HDFS file operation fingerprints for forensic investigations
Understanding the Hadoop Distributed File System (HDFS) is currently an important issue for forensic investigators because it is the core of most Big Data environments. The HDFS requires more study to understand how forensic investigations should be performed and what artifacts can be extracted from this framework. The HDFS framework encompasses a large amount of data; thus, in most forensic analyses, it is not possible to gather all of the data, resulting in metadata and logs playing a vital role. In a good forensic analysis, metadata artifacts could be used to establish a timeline of events, highlight patterns of file-system operation, and point to gaps in the data.
This paper provides metadata observations for HDFS operations based on fsimage and hdfs-audit logs. These observations draw a roadmap of metadata changes that aids in forensic investigations in an HDFS environment. Understanding metadata changes assists a forensic investigator in identifying what actions were performed on the HDFS.

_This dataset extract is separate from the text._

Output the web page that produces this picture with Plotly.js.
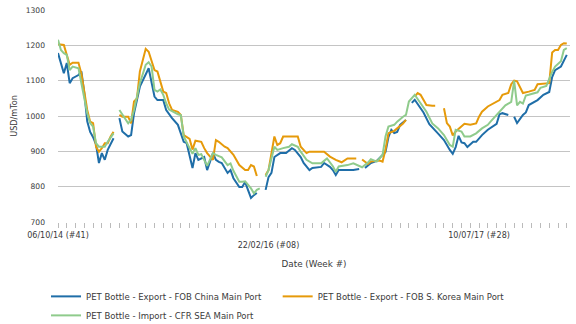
<!DOCTYPE html>
<html>
<head>
<meta charset="utf-8">
<script src="https://cdn.plot.ly/plotly-3.0.1.min.js"></script>
<style>html,body{margin:0;padding:0;background:#fff;}#chart{width:576px;height:324px;}</style>
</head>
<body>
<div id="chart"></div>
<script>
// Week index 0 = 06/10/14 (#41); null = gap in the series
const weeksChina = [0,2,3,4,5,7,8,9,10,11,12,13,14,15,16,17,19,20,
  21,22,24,25,26,28,31,33,34,36,37,39,41,42,43,44,46,47,48,50,51,53,54,55,56,58,59,60,62,63,64,65,66,67,68,69,
  71,72,73,74,76,78,80,81,83,84,86,87,90,91,93,94,95,96,99,101,103,104,
  105,107,109,111,112,113,114,115,116,117,119,120,
  121,122,125,127,130,132,134,135,136,137,138,139,140,142,143,145,147,148,150,151,152,154,155,
  156,157,159,160,161,163,164,166,168,169,170,172,173,174];
const china = [1178,1121,1150,1093,1107,1116,1126,1065,985,955,940,920,867,895,876,904,937,null,
  994,956,942,946,1008,1083,1135,1055,1045,1045,1017,994,975,952,927,923,853,895,876,884,847,895,876,870,867,839,847,824,799,799,813,790,768,776,782,null,
  791,827,839,884,895,895,909,904,884,867,847,853,856,867,856,847,833,847,847,847,850,null,
  853,867,873,890,898,940,961,952,955,975,989,null,
  1037,1046,1010,977,950,932,904,893,912,944,925,923,912,927,927,946,961,967,978,1005,1008,1003,null,
  998,980,1003,1010,1031,1040,1045,1060,1068,1110,1130,1140,1159,1173];

const weeksKorea = [0,1,2,3,4,5,7,8,9,10,11,12,13,14,15,16,17,18,19,20,
  21,22,24,25,26,27,28,30,31,32,33,34,36,37,38,39,41,42,43,45,46,47,49,50,51,53,54,55,57,58,60,62,64,65,66,67,68,69,
  71,72,74,75,76,77,82,83,85,86,91,93,95,97,99,102,103,
  104,106,107,110,111,112,113,115,116,118,119,120,
  122,123,124,126,128,129,130,
  132,133,134,135,136,138,139,141,143,144,145,147,148,151,152,154,155,156,157,158,159,161,163,164,167,168,169,170,171,172,173,174];
const korea = [1203,1201,1201,1173,1145,1151,1151,1120,1074,1017,984,980,913,899,909,923,923,942,955,null,
  1003,998,998,979,1041,1050,1126,1190,1182,1159,1130,1126,1069,1065,1036,1017,1012,1003,946,935,905,930,927,909,895,876,932,927,913,909,890,861,847,847,861,857,830,null,
  833,847,942,918,923,942,942,913,895,899,899,885,876,869,880,880,null,
  877,864,871,874,871,905,951,958,965,979,989,null,
  1055,1065,1060,1031,1029,1029,null,
  1022,980,970,945,956,972,978,975,979,998,1012,1027,1031,1045,1060,1065,1090,1100,1098,1079,1065,1069,1074,1090,1093,1093,1180,1187,1187,1201,1206,1205];

const weeksSEA = [0,1,2,3,4,5,7,8,10,11,12,13,14,15,16,17,19,20,
  21,22,24,25,26,28,30,31,32,33,34,35,36,37,38,41,42,43,44,45,46,47,48,49,51,53,54,56,58,59,60,62,63,64,66,67,68,69,70,
  71,72,74,75,77,79,80,82,83,85,87,90,91,92,94,95,96,99,101,103,104,106,107,109,110,111,112,113,115,116,118,119,120,
  122,124,126,128,130,132,134,135,136,138,139,141,143,145,147,148,150,152,153,155,156,157,158,159,160,161,164,165,167,169,170,172,173,174];
const sea = [1216,1187,1178,1173,1130,1140,1135,1095,1008,980,970,923,913,913,913,927,951,null,
  1017,1003,979,989,1017,1093,1145,1152,1140,1074,1069,1075,1060,1036,1018,1005,1003,942,923,909,893,909,890,892,859,895,890,883,861,866,845,814,814,815,795,781,791,795,null,
  828,847,913,904,909,913,920,913,899,876,866,866,873,880,858,842,857,861,866,858,855,868,878,871,880,890,942,970,975,984,998,1003,1041,
  1060,1036,1012,979,965,946,918,913,961,956,942,942,951,965,975,985,1003,1020,1030,1040,1100,1030,1040,1035,1058,1060,1067,1080,1085,1125,1140,1155,1187,1192];

// x ticks every 3 weeks; labelled weeks (middle label on a second row)
const tickWeeks = [];
for (let w = 0; w <= 174; w += 3) tickWeeks.push(w);
const labelWeeks = [0, 72, 144];
const labelTexts = ['06/10/14 (#41)', '<br>22/02/16 (#08)', '10/07/17 (#28)'];
const tickTexts = tickWeeks.map(w => { const i = labelWeeks.indexOf(w); return i >= 0 ? labelTexts[i] : ''; });

const FONT = 'DejaVu Sans, Verdana, sans-serif';
const TXT = '#3a3a3a';
const traces = [
  {x: weeksChina, y: china, name: 'PET Bottle - Export - FOB China Main Port', line: {color: '#1f6ea8', width: 2}},
  {x: weeksKorea, y: korea, name: 'PET Bottle - Export - FOB S. Korea Main Port', line: {color: '#e69a0a', width: 2}},
  {x: weeksSEA, y: sea, name: 'PET Bottle - Import - CFR SEA Main Port', line: {color: '#8fcb8c', width: 2}}
].map(t => Object.assign({type: 'scatter', mode: 'lines', connectgaps: false, hoverinfo: 'skip'}, t));

const layout = {
  width: 576, height: 324,
  margin: {l: 58, r: 6, t: 10, b: 102},
  paper_bgcolor: '#fff', plot_bgcolor: '#fff',
  font: {family: FONT, size: 8, color: TXT},
  showlegend: true,
  xaxis: {
    range: [0, 175.1], tickmode: 'array', tickvals: tickWeeks, ticktext: tickTexts,
    ticks: 'outside', ticklen: 5, tickcolor: '#bbb', tickangle: 0, ticklabelstandoff: 0,
    showgrid: false, zeroline: false, showline: false,
    tickfont: {family: FONT, size: 8, color: TXT},
    title: {text: 'Date (Week #)', font: {family: FONT, size: 8.8, color: TXT}, standoff: 11}
  },
  yaxis: {
    range: [700, 1300], dtick: 100, tick0: 700,
    gridcolor: '#c4c4c4', gridwidth: 1, zeroline: false, showline: false,
    ticklabelstandoff: 12,
    tickfont: {family: FONT, size: 7.6, color: TXT},
    title: {text: 'USD/mTon', font: {family: FONT, size: 8.1, color: TXT}, standoff: 6}
  },
  legend: {
    orientation: 'h', xref: 'container', yref: 'container',
    x: 46 / 576, xanchor: 'left', y: 0.13, yanchor: 'top',
    font: {family: FONT, size: 8.5, color: TXT}, traceorder: 'normal',
    itemwidth: 30, tracegroupgap: 0
  }
};
Plotly.newPlot('chart', traces, layout, {staticPlot: true, displayModeBar: false});
</script>
</body>
</html>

This study focuses on executing day-to-day (regular) file-system operations and recording which file metadata changes occur after each operation. Each operation was executed, and its fingerprints were detailed. The use of those fingerprints as artifacts for file-system forensic analysis was elaborated via two case studies. The results of the research include a detailed study of each operation, including which system entity (user or service) performed this operation and when, which is vital for most analysis cases. Moreover, the forensic value of examined observations is indicated by employing these artifacts in forensic analysis.